Una luz grande les brilló

Carta semanal del Obispo de Córdoba, Mons. Demetrio Fernández González.

El tiempo de Navidad es como una gran luz en la noche. La luz es Cristo, la noche es nuestra vida, nuestra historia. Nuestra vida llena de contradicciones, de sombras y de tinieblas, como si camináramos a tientas… y de pronto se enciende la luz. Esto es lo que ha sucedido. El encuentro con Cristo lo ilumina todo, la ausencia de Cristo lo deja todo más oscuro aún. El encuentro con Cristo genera gozo y alegría, la ausencia de Cristo acentúa el dolor y la tristeza. Él ha venido a buscarnos en nuestro desamparo para darnos de su alegría eterna, que no acaba, para hacernos luminarias luminosas que irradien luz en su entorno.

El Niño que adoramos, que adoran los Magos, que besamos en la Navidad, es Dios. No es un hombre cualquiera. Es el Verbo eterno del Padre, Dios de Dios, Luz de Luz, Dios verdadero de Dios verdadero. Que se ha hecho hombre en el seno virginal de su madre María. Es verdadero hombre. Junto a la adoración, viene el abrazo. Es uno de los nuestros, sin dejar de ser Dios, semejante en todo a nosotros excepto en el pecado.

Y su madre es Virgen. Virgen antes, en y después del parto. Ha concebido a su hijo divino, dándole su carne y su sangre, sin concurso de varón, por plenitud de vida. Es el culmen de la fecundidad, en María la fecundidad de una madre ha llegado al máximo. La acción del Espíritu Santo, Dios amor, la ha colmado de vitalidad, la ha hecho madre. Y su cuerpo ha sido todo para Jesús, y para nadie más.

Para el que no tiene fe, todo esto es un cuento, un cuento de Navidad. Sólo desde la fe puede entrar uno en la alegría de estos días santos. La fe viene a ser como la luz que se enciende y nos hace ver todo en su sitio. La fe no se inventa la realidad, sino que nos la hace ver, nos la da a conocer. La fe no es una venda en los ojos para caminar a ciegas. La fe es una luz potente que ilumina todas las realidades de nuestra vida y las da sentido. Sin esta luz, qué sería de nuestra vida, pues el misterio del hombre sólo se ilumina a la luz del misterio del Verbo encarnado (GS 22).

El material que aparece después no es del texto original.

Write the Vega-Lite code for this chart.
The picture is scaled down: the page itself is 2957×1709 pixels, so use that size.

Esta luz no la hemos recibido para guardarla en el baúl. Si la guardamos, se apaga. Esta luz la hemos recibido para ponerla en el candelero, para difundirla a todos los de la casa, y crece al repartirse. El cristiano no vive en el oscurantismo, sino a plena luz, la luz que viene de Dios, ilumina a todo hombre que viene a este mundo y será iluminado con esta luz por toda la eternidad. La luz de la fe nos impulsa al servicio misionero de proponer a otros la fe que nosotros hemos recibido, sin imponerla a nadie. La fe no se impone, se propone. Pero hemos de estar dispuestos a dejar la vida en esta propuesta.

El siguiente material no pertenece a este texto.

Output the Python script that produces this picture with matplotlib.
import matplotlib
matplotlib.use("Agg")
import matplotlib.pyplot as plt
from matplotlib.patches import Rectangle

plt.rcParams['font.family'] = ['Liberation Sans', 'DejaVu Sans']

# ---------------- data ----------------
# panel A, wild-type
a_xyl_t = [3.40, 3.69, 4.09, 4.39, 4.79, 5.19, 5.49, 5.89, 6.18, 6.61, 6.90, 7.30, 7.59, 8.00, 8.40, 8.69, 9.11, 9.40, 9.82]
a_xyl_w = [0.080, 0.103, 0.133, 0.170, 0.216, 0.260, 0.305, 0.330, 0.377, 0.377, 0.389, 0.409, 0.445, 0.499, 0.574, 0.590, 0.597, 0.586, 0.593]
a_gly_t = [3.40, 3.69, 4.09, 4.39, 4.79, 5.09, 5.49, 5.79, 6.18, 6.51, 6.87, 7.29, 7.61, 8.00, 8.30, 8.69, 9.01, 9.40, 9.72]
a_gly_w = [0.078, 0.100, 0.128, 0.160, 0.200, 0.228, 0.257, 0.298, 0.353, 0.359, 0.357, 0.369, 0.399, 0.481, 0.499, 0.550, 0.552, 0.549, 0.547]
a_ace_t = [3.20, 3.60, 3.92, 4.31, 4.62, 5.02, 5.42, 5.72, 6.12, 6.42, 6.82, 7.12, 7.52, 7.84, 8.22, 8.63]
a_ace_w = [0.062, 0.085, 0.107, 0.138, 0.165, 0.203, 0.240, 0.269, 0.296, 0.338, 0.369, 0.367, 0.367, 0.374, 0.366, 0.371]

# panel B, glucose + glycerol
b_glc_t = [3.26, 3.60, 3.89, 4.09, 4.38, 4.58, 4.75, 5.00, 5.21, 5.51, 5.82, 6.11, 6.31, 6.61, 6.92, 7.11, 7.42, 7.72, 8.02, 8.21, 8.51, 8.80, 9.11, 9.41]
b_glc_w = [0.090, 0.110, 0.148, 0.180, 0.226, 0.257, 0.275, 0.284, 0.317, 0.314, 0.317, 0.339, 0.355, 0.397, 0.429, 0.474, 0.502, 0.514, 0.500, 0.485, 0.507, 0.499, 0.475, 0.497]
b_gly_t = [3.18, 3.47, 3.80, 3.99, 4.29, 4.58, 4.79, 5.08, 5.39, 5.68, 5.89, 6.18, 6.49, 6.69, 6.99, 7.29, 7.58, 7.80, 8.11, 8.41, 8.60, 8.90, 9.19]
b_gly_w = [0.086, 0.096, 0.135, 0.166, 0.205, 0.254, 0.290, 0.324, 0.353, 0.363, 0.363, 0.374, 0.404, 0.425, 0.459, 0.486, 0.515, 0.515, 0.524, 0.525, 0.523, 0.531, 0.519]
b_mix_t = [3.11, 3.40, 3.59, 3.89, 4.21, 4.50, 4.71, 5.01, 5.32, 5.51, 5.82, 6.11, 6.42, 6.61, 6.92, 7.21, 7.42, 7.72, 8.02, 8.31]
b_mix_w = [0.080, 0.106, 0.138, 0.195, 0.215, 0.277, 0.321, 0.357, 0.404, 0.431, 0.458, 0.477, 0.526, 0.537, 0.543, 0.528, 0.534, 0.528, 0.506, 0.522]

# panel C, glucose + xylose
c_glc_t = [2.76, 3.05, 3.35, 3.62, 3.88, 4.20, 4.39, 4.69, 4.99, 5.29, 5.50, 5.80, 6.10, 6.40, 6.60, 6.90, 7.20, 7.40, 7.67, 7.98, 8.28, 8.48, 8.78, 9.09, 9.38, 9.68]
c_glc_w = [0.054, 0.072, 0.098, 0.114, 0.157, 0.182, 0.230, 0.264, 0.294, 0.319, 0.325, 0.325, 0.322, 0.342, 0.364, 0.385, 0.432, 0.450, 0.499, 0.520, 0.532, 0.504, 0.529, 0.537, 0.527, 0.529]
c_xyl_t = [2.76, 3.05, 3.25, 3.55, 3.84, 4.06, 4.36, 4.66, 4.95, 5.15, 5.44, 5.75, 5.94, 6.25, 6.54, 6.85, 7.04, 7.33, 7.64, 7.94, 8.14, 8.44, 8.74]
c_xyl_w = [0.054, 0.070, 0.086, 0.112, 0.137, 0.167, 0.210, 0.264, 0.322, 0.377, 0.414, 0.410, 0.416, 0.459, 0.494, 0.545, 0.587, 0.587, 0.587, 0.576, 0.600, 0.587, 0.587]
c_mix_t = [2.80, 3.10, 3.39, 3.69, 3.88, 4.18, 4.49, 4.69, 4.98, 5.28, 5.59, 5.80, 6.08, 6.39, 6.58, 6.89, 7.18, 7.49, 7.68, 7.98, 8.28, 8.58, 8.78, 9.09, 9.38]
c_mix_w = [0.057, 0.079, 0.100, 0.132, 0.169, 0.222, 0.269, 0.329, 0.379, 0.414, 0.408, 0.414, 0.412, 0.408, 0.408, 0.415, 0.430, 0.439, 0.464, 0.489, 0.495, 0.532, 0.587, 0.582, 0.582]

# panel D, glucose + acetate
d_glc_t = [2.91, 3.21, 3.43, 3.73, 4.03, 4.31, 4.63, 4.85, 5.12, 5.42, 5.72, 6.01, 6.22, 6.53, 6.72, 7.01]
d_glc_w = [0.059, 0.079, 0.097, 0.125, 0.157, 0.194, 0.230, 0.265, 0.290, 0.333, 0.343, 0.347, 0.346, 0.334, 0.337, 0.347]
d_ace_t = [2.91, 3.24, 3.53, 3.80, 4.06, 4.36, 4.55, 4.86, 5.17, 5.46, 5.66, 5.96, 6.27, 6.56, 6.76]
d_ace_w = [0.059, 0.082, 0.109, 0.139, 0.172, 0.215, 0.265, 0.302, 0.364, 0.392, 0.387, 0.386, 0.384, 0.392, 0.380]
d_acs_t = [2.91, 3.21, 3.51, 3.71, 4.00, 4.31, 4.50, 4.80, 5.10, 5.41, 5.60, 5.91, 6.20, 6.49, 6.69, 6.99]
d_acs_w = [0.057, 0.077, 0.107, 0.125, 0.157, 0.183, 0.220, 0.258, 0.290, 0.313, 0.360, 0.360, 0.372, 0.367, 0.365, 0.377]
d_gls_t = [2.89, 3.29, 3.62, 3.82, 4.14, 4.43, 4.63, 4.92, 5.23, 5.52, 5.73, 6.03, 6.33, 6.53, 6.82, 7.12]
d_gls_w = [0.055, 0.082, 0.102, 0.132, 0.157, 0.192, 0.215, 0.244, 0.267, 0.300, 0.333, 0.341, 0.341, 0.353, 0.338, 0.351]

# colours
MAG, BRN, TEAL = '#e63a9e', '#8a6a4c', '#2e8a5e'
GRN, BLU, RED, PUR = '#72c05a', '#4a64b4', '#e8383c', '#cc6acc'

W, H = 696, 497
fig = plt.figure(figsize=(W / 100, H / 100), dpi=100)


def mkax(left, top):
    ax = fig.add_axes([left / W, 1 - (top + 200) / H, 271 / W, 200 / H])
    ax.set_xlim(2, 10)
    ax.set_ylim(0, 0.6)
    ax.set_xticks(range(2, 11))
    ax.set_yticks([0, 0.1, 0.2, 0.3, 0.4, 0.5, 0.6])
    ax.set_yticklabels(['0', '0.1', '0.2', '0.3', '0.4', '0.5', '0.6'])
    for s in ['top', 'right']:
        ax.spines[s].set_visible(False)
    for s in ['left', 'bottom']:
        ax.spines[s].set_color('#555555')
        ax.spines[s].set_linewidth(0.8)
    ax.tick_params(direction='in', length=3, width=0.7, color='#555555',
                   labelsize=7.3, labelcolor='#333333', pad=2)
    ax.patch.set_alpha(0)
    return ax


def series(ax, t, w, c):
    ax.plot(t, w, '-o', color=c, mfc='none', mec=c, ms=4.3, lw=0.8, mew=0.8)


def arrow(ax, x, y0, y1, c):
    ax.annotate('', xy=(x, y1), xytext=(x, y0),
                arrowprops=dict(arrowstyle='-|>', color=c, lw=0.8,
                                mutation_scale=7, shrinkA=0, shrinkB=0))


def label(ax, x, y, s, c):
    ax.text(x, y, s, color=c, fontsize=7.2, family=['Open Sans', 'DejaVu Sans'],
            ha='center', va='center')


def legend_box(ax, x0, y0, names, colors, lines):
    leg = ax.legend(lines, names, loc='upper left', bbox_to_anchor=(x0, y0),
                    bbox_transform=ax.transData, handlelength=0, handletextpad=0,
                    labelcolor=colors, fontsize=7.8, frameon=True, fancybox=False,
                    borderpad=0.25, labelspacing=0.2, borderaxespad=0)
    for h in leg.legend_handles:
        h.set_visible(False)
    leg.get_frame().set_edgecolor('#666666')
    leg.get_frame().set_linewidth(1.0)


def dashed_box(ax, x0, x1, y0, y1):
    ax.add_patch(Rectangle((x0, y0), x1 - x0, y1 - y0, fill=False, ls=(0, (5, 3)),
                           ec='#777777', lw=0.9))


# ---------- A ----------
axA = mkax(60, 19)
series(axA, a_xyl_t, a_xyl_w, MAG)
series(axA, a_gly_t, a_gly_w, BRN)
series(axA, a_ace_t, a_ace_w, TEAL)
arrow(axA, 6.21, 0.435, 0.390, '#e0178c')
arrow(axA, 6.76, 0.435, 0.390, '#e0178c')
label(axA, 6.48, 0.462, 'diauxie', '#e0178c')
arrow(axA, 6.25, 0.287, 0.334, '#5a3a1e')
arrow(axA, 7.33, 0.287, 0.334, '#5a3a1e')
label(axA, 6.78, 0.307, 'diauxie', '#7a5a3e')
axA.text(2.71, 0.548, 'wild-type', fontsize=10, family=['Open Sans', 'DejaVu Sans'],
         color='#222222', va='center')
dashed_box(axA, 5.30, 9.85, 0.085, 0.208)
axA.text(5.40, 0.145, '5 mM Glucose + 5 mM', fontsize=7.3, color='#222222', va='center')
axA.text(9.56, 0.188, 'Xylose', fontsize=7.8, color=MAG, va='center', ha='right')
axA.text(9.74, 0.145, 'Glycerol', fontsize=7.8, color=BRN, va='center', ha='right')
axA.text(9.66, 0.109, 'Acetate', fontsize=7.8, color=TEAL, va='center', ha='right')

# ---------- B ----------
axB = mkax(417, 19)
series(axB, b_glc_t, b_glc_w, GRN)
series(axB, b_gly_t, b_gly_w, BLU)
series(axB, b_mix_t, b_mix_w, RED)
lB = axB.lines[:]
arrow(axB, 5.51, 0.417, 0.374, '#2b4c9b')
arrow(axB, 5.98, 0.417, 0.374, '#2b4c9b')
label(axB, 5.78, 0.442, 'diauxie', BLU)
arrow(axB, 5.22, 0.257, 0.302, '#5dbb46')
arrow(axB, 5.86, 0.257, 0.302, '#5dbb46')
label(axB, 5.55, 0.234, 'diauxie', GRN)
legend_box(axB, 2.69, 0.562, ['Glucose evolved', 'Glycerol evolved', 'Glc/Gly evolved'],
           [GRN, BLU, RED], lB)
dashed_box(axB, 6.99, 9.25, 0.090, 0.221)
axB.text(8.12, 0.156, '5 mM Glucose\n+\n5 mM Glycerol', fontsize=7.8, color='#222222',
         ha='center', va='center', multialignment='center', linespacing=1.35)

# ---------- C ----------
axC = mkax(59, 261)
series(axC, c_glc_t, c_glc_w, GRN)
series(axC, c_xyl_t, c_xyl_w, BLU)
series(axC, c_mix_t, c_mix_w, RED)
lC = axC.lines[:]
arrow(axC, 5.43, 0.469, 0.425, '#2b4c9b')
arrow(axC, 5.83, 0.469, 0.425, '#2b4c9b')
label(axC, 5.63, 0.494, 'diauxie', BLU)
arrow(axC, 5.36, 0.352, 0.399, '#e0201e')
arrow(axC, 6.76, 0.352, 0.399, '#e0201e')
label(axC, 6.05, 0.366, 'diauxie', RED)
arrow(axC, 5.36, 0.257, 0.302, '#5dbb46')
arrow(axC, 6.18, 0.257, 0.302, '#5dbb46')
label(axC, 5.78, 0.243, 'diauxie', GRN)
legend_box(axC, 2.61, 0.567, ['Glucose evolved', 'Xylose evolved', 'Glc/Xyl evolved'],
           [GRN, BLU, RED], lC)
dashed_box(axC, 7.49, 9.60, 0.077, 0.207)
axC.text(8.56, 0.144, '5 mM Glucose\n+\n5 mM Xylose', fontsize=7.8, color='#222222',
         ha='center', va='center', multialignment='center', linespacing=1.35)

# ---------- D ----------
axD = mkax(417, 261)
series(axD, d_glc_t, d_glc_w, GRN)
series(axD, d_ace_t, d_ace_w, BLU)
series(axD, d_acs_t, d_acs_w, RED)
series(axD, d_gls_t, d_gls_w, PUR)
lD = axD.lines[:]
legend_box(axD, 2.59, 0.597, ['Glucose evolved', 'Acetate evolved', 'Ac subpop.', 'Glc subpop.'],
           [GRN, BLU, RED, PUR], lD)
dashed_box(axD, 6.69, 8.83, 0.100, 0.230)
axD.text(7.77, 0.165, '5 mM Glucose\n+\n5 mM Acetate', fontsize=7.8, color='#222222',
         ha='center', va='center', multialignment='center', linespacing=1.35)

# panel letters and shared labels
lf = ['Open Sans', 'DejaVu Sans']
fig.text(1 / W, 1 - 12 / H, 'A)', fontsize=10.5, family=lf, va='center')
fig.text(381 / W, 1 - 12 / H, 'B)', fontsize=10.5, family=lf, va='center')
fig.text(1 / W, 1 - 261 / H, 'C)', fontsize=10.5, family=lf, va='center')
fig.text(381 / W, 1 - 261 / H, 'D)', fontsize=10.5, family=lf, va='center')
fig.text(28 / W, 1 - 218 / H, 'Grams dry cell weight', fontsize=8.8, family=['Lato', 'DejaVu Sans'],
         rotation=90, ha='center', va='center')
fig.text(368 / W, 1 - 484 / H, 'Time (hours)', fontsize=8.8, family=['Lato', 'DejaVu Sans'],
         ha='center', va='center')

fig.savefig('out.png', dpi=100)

Los Magos de Oriente vieron una señal en el cielo, una luz los guió hasta Jesucristo. Y se llenaron de alegría al encontrarse con él. Los que gobernaban la polis ocultaron, despistaron, confundieron a los Magos. Los que gobernaban la polis intuyeron que esa luz encontrada por los Magos podía derrocarlos y se taparon los ojos para no ver esta luz y poder seguir con sus apaños. La estrella de la verdad, sin embargo, se muestra suave a los que la buscan sinceramente. Y los Magos la siguieron y la encontraron. Son un buen ejemplo para nosotros de búsqueda sincera, de capacidad para sortear los obstáculos, de no hacer caso a los que quieren desviarnos. Y encontrando a Jesús, lo adoraron, se postraron ante él, le ofrecieron sus vidas y sus regalos.

En el bautismo del Jordán, Jesús, lleno del fuego del Espíritu Santo, entra en el agua. Y el agua no apaga al fuego, sino que se contagia del fuego y adquiere la virtud de incendiar el mundo entero con la fuerza del Espíritu Santo. Ahí empezó nuestro bautismo, que nos viene administrado por el agua que contiene el fuego del Espíritu Santo. Por el bautismo somos hecho hijos de Dios, y la palabra dirigida a Jesús: «Este es mi hijo amado», se prolonga hasta nosotros, también hijos amados de Dios. Por el bautismo se nos infunde la fe, esa luz potente como un faro, que ilumina la noche de nuestra vida, de nuestra historia.